>> START Dataset section

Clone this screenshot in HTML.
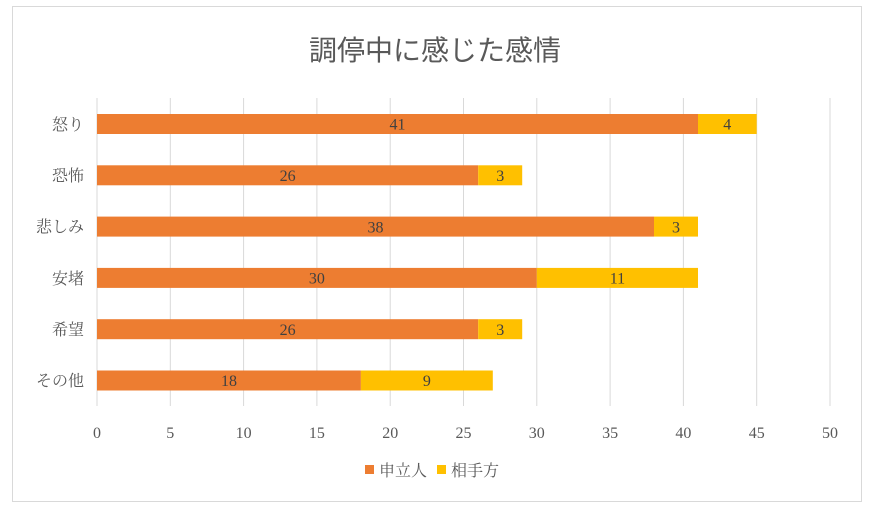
<!DOCTYPE html>
<html><head><meta charset="utf-8"><style>
body{margin:0;background:#fff;width:869px;height:511px;overflow:hidden}
text{font-family:"Liberation Serif","Noto Serif CJK JP","Noto Serif CJK SC",serif;fill:#595959}
</style></head><body>
<svg width="869" height="511" viewBox="0 0 869 511" xmlns="http://www.w3.org/2000/svg">
<rect x="12.5" y="6.5" width="849" height="495" fill="#fff" stroke="#d9d9d9"/>
<text x="435" y="60" text-anchor="middle" font-size="28" style="font-family:'Liberation Sans','Noto Sans CJK JP',sans-serif;fill:#595959">調停中に感じた感情</text>
<g stroke="#d9d9d9" stroke-width="1">
<line x1="97" y1="98" x2="97" y2="406"/><line x1="170.3" y1="98" x2="170.3" y2="406"/><line x1="243.6" y1="98" x2="243.6" y2="406"/><line x1="316.9" y1="98" x2="316.9" y2="406"/><line x1="390.2" y1="98" x2="390.2" y2="406"/><line x1="463.5" y1="98" x2="463.5" y2="406"/><line x1="536.8" y1="98" x2="536.8" y2="406"/><line x1="610.1" y1="98" x2="610.1" y2="406"/><line x1="683.4" y1="98" x2="683.4" y2="406"/><line x1="756.7" y1="98" x2="756.7" y2="406"/><line x1="830" y1="98" x2="830" y2="406"/>
</g>
<g font-size="16" text-anchor="middle">
<text x="97" y="438">0</text><text x="170.3" y="438">5</text><text x="243.6" y="438">10</text><text x="316.9" y="438">15</text><text x="390.2" y="438">20</text><text x="463.5" y="438">25</text><text x="536.8" y="438">30</text><text x="610.1" y="438">35</text><text x="683.4" y="438">40</text><text x="756.7" y="438">45</text><text x="830" y="438">50</text>
</g>
<g font-size="16" text-anchor="end">
<text x="84" y="130">怒り</text><text x="84" y="181">恐怖</text><text x="84" y="232">悲しみ</text><text x="84" y="284">安堵</text><text x="84" y="335">希望</text><text x="84" y="386">その他</text>
</g>
<g>
<rect x="97" y="114" width="601" height="20" fill="#ed7d31"/><rect x="698" y="114" width="58.7" height="20" fill="#ffc000"/>
<rect x="97" y="165.3" width="381.2" height="20" fill="#ed7d31"/><rect x="478.2" y="165.3" width="44" height="20" fill="#ffc000"/>
<rect x="97" y="216.6" width="557" height="20" fill="#ed7d31"/><rect x="654" y="216.6" width="44" height="20" fill="#ffc000"/>
<rect x="97" y="267.9" width="439.8" height="20" fill="#ed7d31"/><rect x="536.8" y="267.9" width="161.2" height="20" fill="#ffc000"/>
<rect x="97" y="319.2" width="381.2" height="20" fill="#ed7d31"/><rect x="478.2" y="319.2" width="44" height="20" fill="#ffc000"/>
<rect x="97" y="370.5" width="263.9" height="20" fill="#ed7d31"/><rect x="360.9" y="370.5" width="131.9" height="20" fill="#ffc000"/>
</g>
<g font-size="16" text-anchor="middle">
<text x="397.5" y="129.5" style="fill:#404040">41</text><text x="727.3" y="129.5" style="fill:#404040">4</text>
<text x="287.6" y="181" style="fill:#404040">26</text><text x="500.2" y="181" style="fill:#404040">3</text>
<text x="375.5" y="232.3" style="fill:#404040">38</text><text x="676" y="232.3" style="fill:#404040">3</text>
<text x="316.9" y="283.6" style="fill:#404040">30</text><text x="617.4" y="283.6" style="fill:#404040">11</text>
<text x="287.6" y="334.9" style="fill:#404040">26</text><text x="500.2" y="334.9" style="fill:#404040">3</text>
<text x="229" y="386.2" style="fill:#404040">18</text><text x="426.9" y="386.2" style="fill:#404040">9</text>
</g>
<rect x="365" y="465" width="9" height="9" fill="#ed7d31"/>
<text x="379" y="476" font-size="16">申立人</text>
<rect x="437" y="465" width="9" height="9" fill="#ffc000"/>
<text x="451" y="476" font-size="16">相手方</text>
</svg>
</body></html>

>> END Dataset section

Write out the listing word for word, omitting the pictures it holds.

Clone this screenshot in HTML.
<!DOCTYPE html>
<html><head><meta charset="utf-8"><style>
body{margin:0;background:#fff;width:869px;height:511px;overflow:hidden}
text{font-family:"Liberation Serif","Noto Serif CJK JP","Noto Serif CJK SC",serif;fill:#595959}
</style></head><body>
<svg width="869" height="511" viewBox="0 0 869 511" xmlns="http://www.w3.org/2000/svg">
<rect x="12.5" y="6.5" width="849" height="495" fill="#fff" stroke="#d9d9d9"/>
<text x="435" y="60" text-anchor="middle" font-size="28" style="font-family:'Liberation Sans','Noto Sans CJK JP',sans-serif;fill:#595959">調停中に感じた感情</text>
<g stroke="#d9d9d9" stroke-width="1">
<line x1="97" y1="98" x2="97" y2="406"/><line x1="170.3" y1="98" x2="170.3" y2="406"/><line x1="243.6" y1="98" x2="243.6" y2="406"/><line x1="316.9" y1="98" x2="316.9" y2="406"/><line x1="390.2" y1="98" x2="390.2" y2="406"/><line x1="463.5" y1="98" x2="463.5" y2="406"/><line x1="536.8" y1="98" x2="536.8" y2="406"/><line x1="610.1" y1="98" x2="610.1" y2="406"/><line x1="683.4" y1="98" x2="683.4" y2="406"/><line x1="756.7" y1="98" x2="756.7" y2="406"/><line x1="830" y1="98" x2="830" y2="406"/>
</g>
<g font-size="16" text-anchor="middle">
<text x="97" y="438">0</text><text x="170.3" y="438">5</text><text x="243.6" y="438">10</text><text x="316.9" y="438">15</text><text x="390.2" y="438">20</text><text x="463.5" y="438">25</text><text x="536.8" y="438">30</text><text x="610.1" y="438">35</text><text x="683.4" y="438">40</text><text x="756.7" y="438">45</text><text x="830" y="438">50</text>
</g>
<g font-size="16" text-anchor="end">
<text x="84" y="130">怒り</text><text x="84" y="181">恐怖</text><text x="84" y="232">悲しみ</text><text x="84" y="284">安堵</text><text x="84" y="335">希望</text><text x="84" y="386">その他</text>
</g>
<g>
<rect x="97" y="114" width="601" height="20" fill="#ed7d31"/><rect x="698" y="114" width="58.7" height="20" fill="#ffc000"/>
<rect x="97" y="165.3" width="381.2" height="20" fill="#ed7d31"/><rect x="478.2" y="165.3" width="44" height="20" fill="#ffc000"/>
<rect x="97" y="216.6" width="557" height="20" fill="#ed7d31"/><rect x="654" y="216.6" width="44" height="20" fill="#ffc000"/>
<rect x="97" y="267.9" width="439.8" height="20" fill="#ed7d31"/><rect x="536.8" y="267.9" width="161.2" height="20" fill="#ffc000"/>
<rect x="97" y="319.2" width="381.2" height="20" fill="#ed7d31"/><rect x="478.2" y="319.2" width="44" height="20" fill="#ffc000"/>
<rect x="97" y="370.5" width="263.9" height="20" fill="#ed7d31"/><rect x="360.9" y="370.5" width="131.9" height="20" fill="#ffc000"/>
</g>
<g font-size="16" text-anchor="middle">
<text x="397.5" y="129.5" style="fill:#404040">41</text><text x="727.3" y="129.5" style="fill:#404040">4</text>
<text x="287.6" y="181" style="fill:#404040">26</text><text x="500.2" y="181" style="fill:#404040">3</text>
<text x="375.5" y="232.3" style="fill:#404040">38</text><text x="676" y="232.3" style="fill:#404040">3</text>
<text x="316.9" y="283.6" style="fill:#404040">30</text><text x="617.4" y="283.6" style="fill:#404040">11</text>
<text x="287.6" y="334.9" style="fill:#404040">26</text><text x="500.2" y="334.9" style="fill:#404040">3</text>
<text x="229" y="386.2" style="fill:#404040">18</text><text x="426.9" y="386.2" style="fill:#404040">9</text>
</g>
<rect x="365" y="465" width="9" height="9" fill="#ed7d31"/>
<text x="379" y="476" font-size="16">申立人</text>
<rect x="437" y="465" width="9" height="9" fill="#ffc000"/>
<text x="451" y="476" font-size="16">相手方</text>
</svg>
</body></html>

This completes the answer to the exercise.